NISAの注意点・活用方法

NISAは非課税投資を可能にする制度ですが、一般的な証券口座とは異なる点も多く、すでに投資に慣れている方でも戸惑うことがあるかもしれません。NISAを有効に活用するために、知っておきたいポイントをまとめてご紹介します。
■1人1口座しか開設できない
NISA口座は1人1口座しか開設できません。口座開設申請をする際は、他の金融機関ですでにNISA口座を保有していないか確認しておきましょう。
なお、年に1回であれば、他の金融機関に変更することが可能です。使い勝手がよくないときなどは、変更も検討してみましょう。
■旧NISA口座の保有商品を新NISA口座に移せない
2023年までに開設した旧NISA口座内の金融商品は、新NISA口座に自動的には移動されません。旧NISA口座内の商品を新NISA口座でも継続して運用したい場合は、一度売却手続きをしてから再度購入することが必要です。
売却・再購入のタイミングによっては、損失が生じる可能性もあります。購入時の価格が低いケースでは、課税口座であってもそのまま運用しているほうがよいかもしれません。
■配当金・分配金の非課税受取は別途手続きが必要
株式の配当金やETF・REITなどの分配金を非課税で受け取るためには、あらかじめ金融機関で「株式数比例配分方式」での受取を設定しておくことが必要です。

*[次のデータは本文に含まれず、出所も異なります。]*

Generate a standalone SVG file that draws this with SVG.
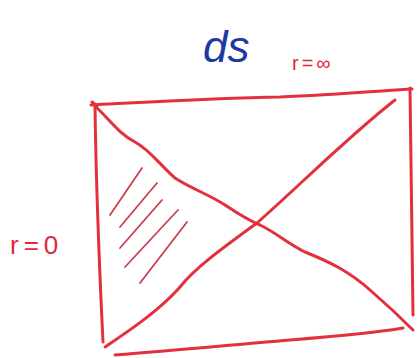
<svg xmlns="http://www.w3.org/2000/svg" width="418" height="358" viewBox="0 0 418 358">
<style>
.pen{fill:none;stroke:#e3313c;stroke-width:3;stroke-linecap:round;stroke-linejoin:round}
.hatch{fill:none;stroke:#c8404f;stroke-width:1.8;stroke-linecap:round}
.lbl{font-family:"Liberation Sans",sans-serif;fill:#e0283c}
</style>
<rect width="418" height="358" fill="#fff"/>
<g id="title"><text x="203" y="62" font-family="Liberation Sans, sans-serif" font-size="44" font-style="italic" fill="#1c3aa0">ds</text></g>
<g id="label-r-inf"><text class="lbl" x="292" y="70" font-size="20" letter-spacing="3">r=∞</text></g>
<g id="label-r-0"><text class="lbl" x="10" y="254" font-size="26" letter-spacing="5">r=0</text></g>
<g id="frame">
<path class="pen" d="M91,105 C150,102 220,98 280,97 C330,95 380,91 412,89"/>
<path class="pen" d="M95,106 C96,180 99,260 103,342"/>
<path class="pen" d="M410,88 C411,160 412,240 413,315"/>
<path class="pen" d="M115,355 C180,350 230,345 290,340 C340,336 380,332 403,328"/>
<path class="pen" d="M92,102 L97,106"/>
</g>
<g id="diagonals">
<path class="pen" d="M97,108 C110,120 118,133 135,142 C150,150 160,165 175,178 C190,188 210,195 225,205 C240,215 250,221 260,225 C275,232 290,245 305,252 C330,262 350,272 370,290 C385,303 400,317 413,330"/>
<path class="pen" d="M395,100 C350,135 300,185 257,223 C220,250 195,268 180,287 C160,310 130,330 105,347"/>
</g>
<g id="hatching">
<line class="hatch" x1="142" y1="168" x2="110" y2="215"/>
<line class="hatch" x1="157" y1="183" x2="120" y2="227"/>
<line class="hatch" x1="162" y1="200" x2="120" y2="248"/>
<line class="hatch" x1="178" y1="210" x2="125" y2="267"/>
<line class="hatch" x1="187" y1="222" x2="140" y2="283"/>
</g>
</svg>
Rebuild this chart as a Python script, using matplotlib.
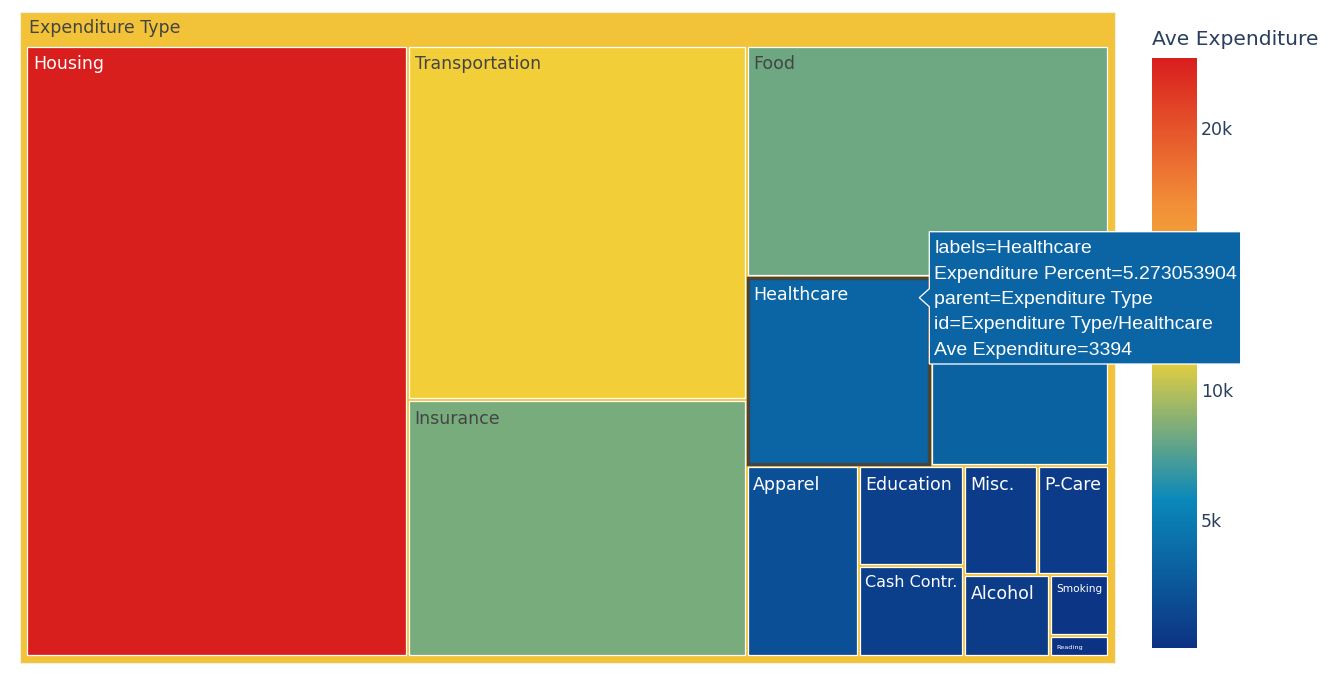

ただし、「株式数比例配分方式」に設定すると、他の口座で保有している株式もすべて同方式で受け取ることになります。
■損益通算ができない
複数の口座で金融商品を運用しているときには、損失分を利益分で相殺し、課税対象となる所得を減らす「損益通算」という仕組みを使えます。
しかし、NISA口座は損益通算の対象外のため、他口座の損失・利益との通算はできません。複数の他口座で損失・利益が発生したときのみ、忘れずに申告しましょう。
■相続時精算課税制度を組み合わせて贈与に活用できる
2024年以降、相続時精算課税制度に年110万円までの贈与税非課税枠が設けられました。この非課税枠を利用してNISA口座内で運用すれば、非課税で資産を贈与することが可能になります。
■NISA口座からNISA口座への直接贈与はできない
NISA口座間における保有商品の移動は不可能です。保有商品の贈与は、課税証券口座を使用して実施します。
商品の移動は、口座を保有する金融機関に相談してみましょう。また、贈与税対策についても相談できることがあります。
NISAを資産運用に活かそう

NISA口座を活用すれば、金融商品の運用益や売却益が非課税になります。
新NISA口座なら運用期間に制限がないため、リスクを抑えた長期運用も可能です。ぜひNISAの仕組みを知り、資産運用に活用していきましょう。